Leave out the pictures and repeat the rest of the material exactly.

---

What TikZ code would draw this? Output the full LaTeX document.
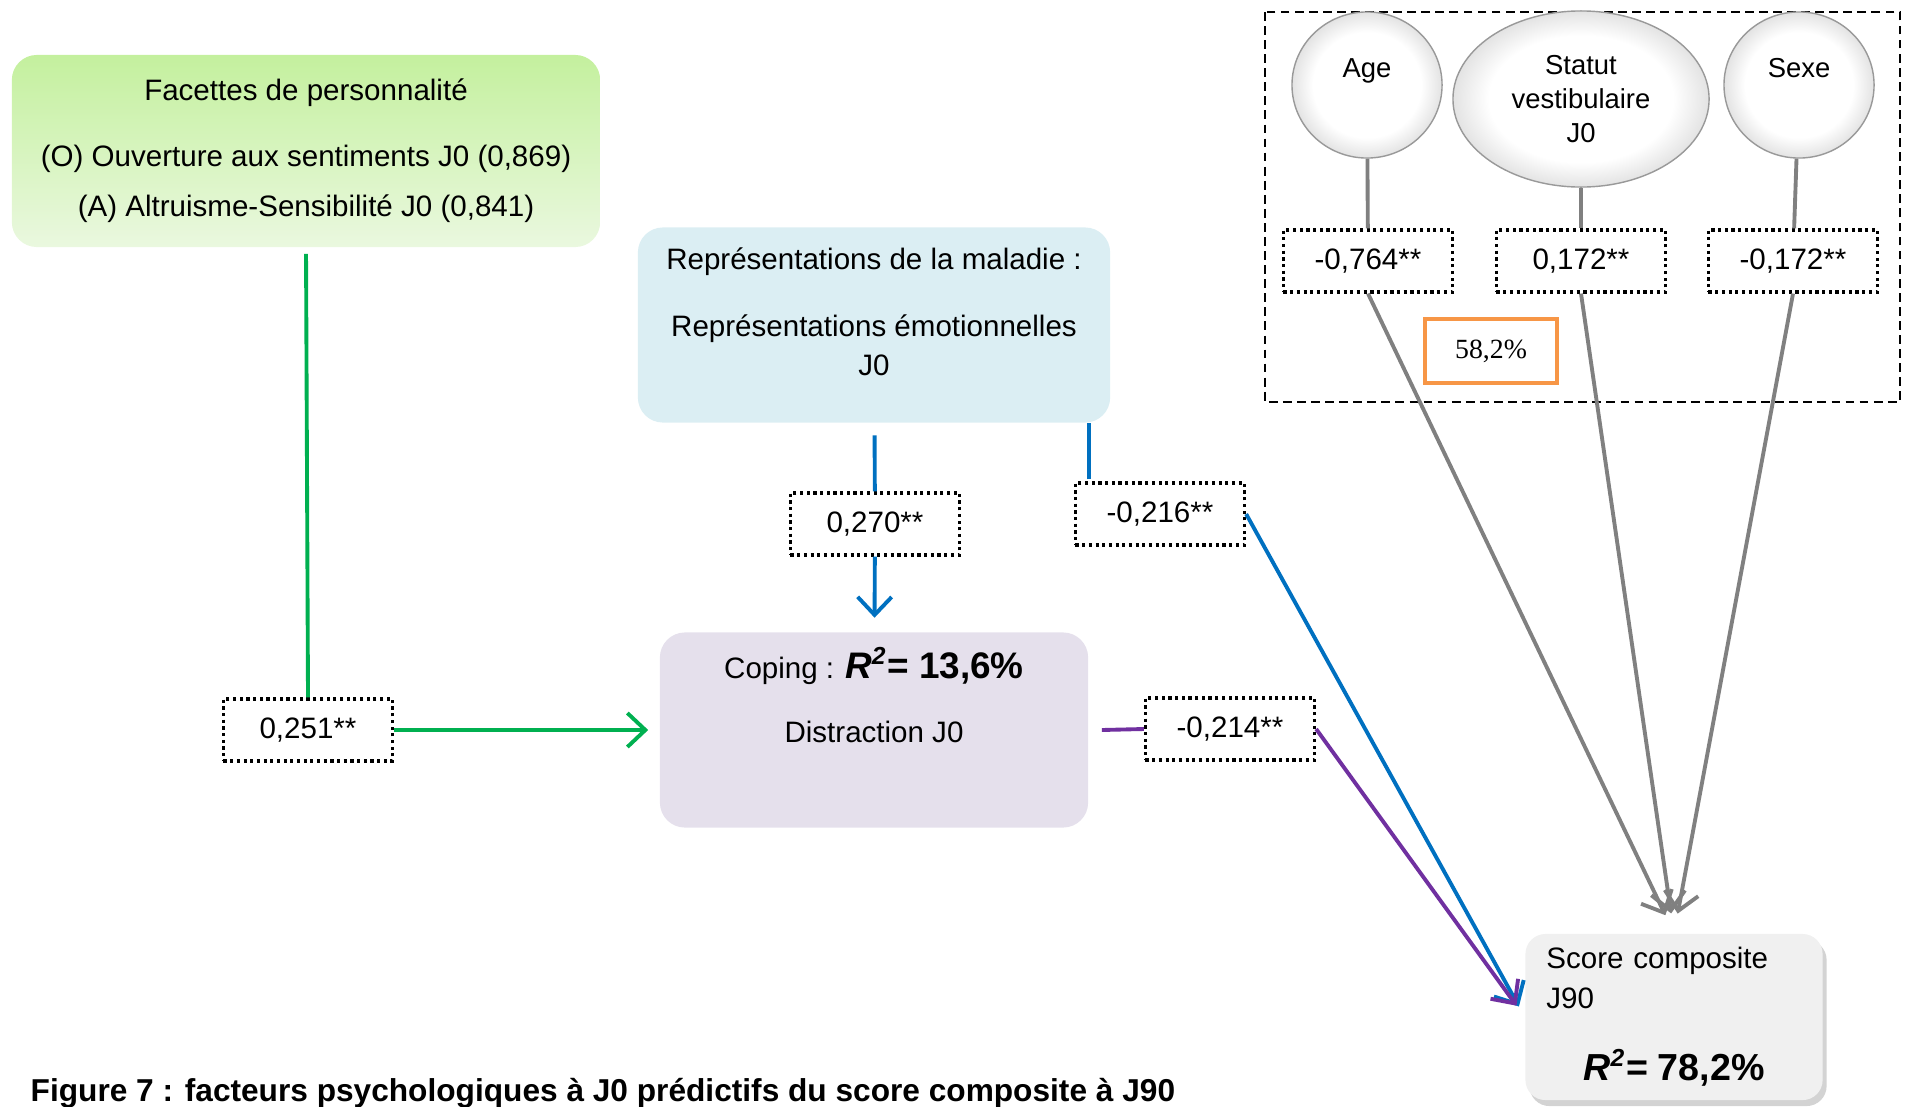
\documentclass[tikz,border=0pt]{standalone}
\usepackage{fontspec}
\setmainfont{Liberation Sans}
\newfontfamily\timesf{Liberation Serif}
\usetikzlibrary{arrows.meta,positioning,shapes.geometric,shadows,calc}
\definecolor{grnl}{HTML}{00B050}
\definecolor{grntop}{HTML}{C4F09E}
\definecolor{grnbot}{HTML}{EAF8DF}
\definecolor{bluel}{HTML}{0070C0}
\definecolor{bluebg}{HTML}{DBEEF3}
\definecolor{purpl}{HTML}{7030A0}
\definecolor{purpbg}{HTML}{E5E0EC}
\definecolor{greyl}{HTML}{808080}
\definecolor{scorebg}{HTML}{F0F0F0}
\definecolor{orng}{HTML}{F79646}
\pgfdeclareradialshading{rim}{\pgfpoint{0bp}{0bp}}{color(0bp)=(white); color(18bp)=(white); color(25bp)=(gray!22); color(50bp)=(gray!22)}
\newcommand\boxfont{\fontsize{8.4}{10}\selectfont}
\tikzset{
  coef/.style={draw,densely dotted,line width=0.9pt,minimum width=1.69cm,minimum height=0.62cm,inner sep=0pt,font=\boxfont},
  ln/.style={line width=1.1pt},
  ar/.style={ln,-{Straight Barb[length=1.8mm,width=3.4mm]}},
  var/.style={ellipse,draw=gray!80,thin,shading=rim,inner sep=0pt},
  zone/.style={rounded corners=0.25cm,align=center,inner sep=0pt}
}
\begin{document}
\begin{tikzpicture}[x=0.01cm,y=-0.01cm]
\useasboundingbox (0,0) rectangle (1910,1106);
\node[zone,top color=grntop,bottom color=grnbot,minimum width=5.88cm,minimum height=1.92cm,font=\fontsize{8.4}{14.2}\selectfont] (facettes) at (306,151) {Facettes de personnalité\\[4.6pt](O) Ouverture aux sentiments J0 (0,869)\\(A) Altruisme-Sensibilité J0 (0,841)};
\node[zone,fill=bluebg,minimum width=4.72cm,minimum height=1.95cm,font=\fontsize{8.4}{11.1}\selectfont] (repr) at (874,325) {Représentations de la maladie :\\[7.7pt]Représentations émotionnelles\\J0\\[-3.5pt]\mbox{}};
\node[zone,fill=purpbg,minimum width=4.28cm,minimum height=1.95cm,font=\fontsize{8.4}{18.2}\selectfont] (coping) at (874,730) {Coping : {\fontsize{10.5}{12}\selectfont\bfseries\itshape R\textsuperscript{\scriptsize 2}\upshape = 13,6\%}\\Distraction J0\\[2pt]\mbox{}};
\node[zone,rounded corners=0.2cm,fill=scorebg,drop shadow={shadow xshift=0.4mm,shadow yshift=-0.6mm,opacity=0.35},minimum width=2.97cm,minimum height=1.66cm,text width=2.55cm,align=left,font=\fontsize{8.4}{11.4}\selectfont] (score) at (1674,1017) {Score composite\\J90\\[9pt]\makebox[\linewidth]{\fontsize{10.7}{12}\selectfont\bfseries\itshape R\textsuperscript{\scriptsize 2}\upshape = 78,2\%}};

\draw[dashed,dash pattern=on 2.5pt off 1.5pt,line width=0.5pt] (1265,12) rectangle (1900,402);
\node[var,minimum width=1.50cm,minimum height=1.46cm,font=\fontsize{7.8}{9.7}\selectfont,text height=5.6pt,text depth=9.8pt] (age) at (1367,85) {Age};
\node[var,minimum width=2.56cm,minimum height=1.76cm,align=center,font=\fontsize{7.8}{9.7}\selectfont] (statut) at (1581,99) {Statut\\vestibulaire\\J0};
\node[var,minimum width=1.50cm,minimum height=1.46cm,font=\fontsize{7.8}{9.7}\selectfont,text height=5.6pt,text depth=9.8pt] (sexe) at (1799,85) {Sexe};
\node[coef] (cAge) at (1368,261) {-0,764**};
\node[coef] (cStat) at (1581,261) {0,172**};
\node[coef] (cSexe) at (1793,261) {-0,172**};
\node[draw=orng,line width=1.1pt,minimum width=1.32cm,minimum height=0.64cm,font=\timesf\fontsize{7.9}{9}\selectfont] (part) at (1491,351) {58,2\%};

\node[coef] (c251) at (308,730) {0,251**};
\node[coef] (c270) at (875,524) {0,270**};
\node[coef] (c216) at (1160,514) {-0,216**};
\node[coef] (c214) at (1230,729) {-0,214**};

\draw[ln,grnl,shorten <=0.06cm] (facettes.south) -- (c251.north);
\draw[ar,grnl,shorten >=0.11cm] (c251) -- (coping);
\draw[ln,bluel,shorten <=0.12cm] (repr) -- (c270);
\draw[ar,bluel,shorten >=0.14cm] (c270) -- (coping);
\draw[ln,bluel,shorten <=0.02cm] ([xshift=-0.71cm]c216.north) -- ([xshift=-0.71cm]c216.north |- repr.south);
\draw[ar,bluel,shorten >=0.12cm] (c216.east) -- (score.west);
\draw[ln,purpl] ([xshift=0.13cm]coping.east) -- (c214.west);
\draw[ar,purpl,shorten >=0.14cm] (c214.east) -- (score.west);
\draw[ln,greyl] (age) -- (cAge);
\draw[ln,greyl] (statut) -- (cStat);
\draw[ln,greyl] (sexe) -- (cSexe);
\draw[ar,greyl,shorten >=0.2cm] (cAge.south) -- (score.north);
\draw[ar,greyl,shorten >=0.2cm] (cStat.south) -- (score.north);
\draw[ar,greyl,shorten >=0.2cm] (cSexe.south) -- (score.north);

\node[anchor=base west,inner sep=0pt,font=\bfseries\fontsize{9}{11}\selectfont] (caption) at (30,1101) {Figure 7 : facteurs psychologiques à J0 prédictifs du score composite à J90};
\end{tikzpicture}
\end{document}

---

Task solution:
What TikZ code would draw this? Output the full LaTeX document.
\documentclass[tikz,border=0pt]{standalone}
\usepackage{fontspec}
\setmainfont{Liberation Sans}
\newfontfamily\timesf{Liberation Serif}
\usetikzlibrary{arrows.meta,positioning,shapes.geometric,shadows,calc}
\definecolor{grnl}{HTML}{00B050}
\definecolor{grntop}{HTML}{C4F09E}
\definecolor{grnbot}{HTML}{EAF8DF}
\definecolor{bluel}{HTML}{0070C0}
\definecolor{bluebg}{HTML}{DBEEF3}
\definecolor{purpl}{HTML}{7030A0}
\definecolor{purpbg}{HTML}{E5E0EC}
\definecolor{greyl}{HTML}{808080}
\definecolor{scorebg}{HTML}{F0F0F0}
\definecolor{orng}{HTML}{F79646}
\pgfdeclareradialshading{rim}{\pgfpoint{0bp}{0bp}}{color(0bp)=(white); color(18bp)=(white); color(25bp)=(gray!22); color(50bp)=(gray!22)}
\newcommand\boxfont{\fontsize{8.4}{10}\selectfont}
\tikzset{
  coef/.style={draw,densely dotted,line width=0.9pt,minimum width=1.69cm,minimum height=0.62cm,inner sep=0pt,font=\boxfont},
  ln/.style={line width=1.1pt},
  ar/.style={ln,-{Straight Barb[length=1.8mm,width=3.4mm]}},
  var/.style={ellipse,draw=gray!80,thin,shading=rim,inner sep=0pt},
  zone/.style={rounded corners=0.25cm,align=center,inner sep=0pt}
}
\begin{document}
\begin{tikzpicture}[x=0.01cm,y=-0.01cm]
\useasboundingbox (0,0) rectangle (1910,1106);
\node[zone,top color=grntop,bottom color=grnbot,minimum width=5.88cm,minimum height=1.92cm,font=\fontsize{8.4}{14.2}\selectfont] (facettes) at (306,151) {Facettes de personnalité\\[4.6pt](O) Ouverture aux sentiments J0 (0,869)\\(A) Altruisme-Sensibilité J0 (0,841)};
\node[zone,fill=bluebg,minimum width=4.72cm,minimum height=1.95cm,font=\fontsize{8.4}{11.1}\selectfont] (repr) at (874,325) {Représentations de la maladie :\\[7.7pt]Représentations émotionnelles\\J0\\[-3.5pt]\mbox{}};
\node[zone,fill=purpbg,minimum width=4.28cm,minimum height=1.95cm,font=\fontsize{8.4}{18.2}\selectfont] (coping) at (874,730) {Coping : {\fontsize{10.5}{12}\selectfont\bfseries\itshape R\textsuperscript{\scriptsize 2}\upshape = 13,6\%}\\Distraction J0\\[2pt]\mbox{}};
\node[zone,rounded corners=0.2cm,fill=scorebg,drop shadow={shadow xshift=0.4mm,shadow yshift=-0.6mm,opacity=0.35},minimum width=2.97cm,minimum height=1.66cm,text width=2.55cm,align=left,font=\fontsize{8.4}{11.4}\selectfont] (score) at (1674,1017) {Score composite\\J90\\[9pt]\makebox[\linewidth]{\fontsize{10.7}{12}\selectfont\bfseries\itshape R\textsuperscript{\scriptsize 2}\upshape = 78,2\%}};

\draw[dashed,dash pattern=on 2.5pt off 1.5pt,line width=0.5pt] (1265,12) rectangle (1900,402);
\node[var,minimum width=1.50cm,minimum height=1.46cm,font=\fontsize{7.8}{9.7}\selectfont,text height=5.6pt,text depth=9.8pt] (age) at (1367,85) {Age};
\node[var,minimum width=2.56cm,minimum height=1.76cm,align=center,font=\fontsize{7.8}{9.7}\selectfont] (statut) at (1581,99) {Statut\\vestibulaire\\J0};
\node[var,minimum width=1.50cm,minimum height=1.46cm,font=\fontsize{7.8}{9.7}\selectfont,text height=5.6pt,text depth=9.8pt] (sexe) at (1799,85) {Sexe};
\node[coef] (cAge) at (1368,261) {-0,764**};
\node[coef] (cStat) at (1581,261) {0,172**};
\node[coef] (cSexe) at (1793,261) {-0,172**};
\node[draw=orng,line width=1.1pt,minimum width=1.32cm,minimum height=0.64cm,font=\timesf\fontsize{7.9}{9}\selectfont] (part) at (1491,351) {58,2\%};

\node[coef] (c251) at (308,730) {0,251**};
\node[coef] (c270) at (875,524) {0,270**};
\node[coef] (c216) at (1160,514) {-0,216**};
\node[coef] (c214) at (1230,729) {-0,214**};

\draw[ln,grnl,shorten <=0.06cm] (facettes.south) -- (c251.north);
\draw[ar,grnl,shorten >=0.11cm] (c251) -- (coping);
\draw[ln,bluel,shorten <=0.12cm] (repr) -- (c270);
\draw[ar,bluel,shorten >=0.14cm] (c270) -- (coping);
\draw[ln,bluel,shorten <=0.02cm] ([xshift=-0.71cm]c216.north) -- ([xshift=-0.71cm]c216.north |- repr.south);
\draw[ar,bluel,shorten >=0.12cm] (c216.east) -- (score.west);
\draw[ln,purpl] ([xshift=0.13cm]coping.east) -- (c214.west);
\draw[ar,purpl,shorten >=0.14cm] (c214.east) -- (score.west);
\draw[ln,greyl] (age) -- (cAge);
\draw[ln,greyl] (statut) -- (cStat);
\draw[ln,greyl] (sexe) -- (cSexe);
\draw[ar,greyl,shorten >=0.2cm] (cAge.south) -- (score.north);
\draw[ar,greyl,shorten >=0.2cm] (cStat.south) -- (score.north);
\draw[ar,greyl,shorten >=0.2cm] (cSexe.south) -- (score.north);

\node[anchor=base west,inner sep=0pt,font=\bfseries\fontsize{9}{11}\selectfont] (caption) at (30,1101) {Figure 7 : facteurs psychologiques à J0 prédictifs du score composite à J90};
\end{tikzpicture}
\end{document}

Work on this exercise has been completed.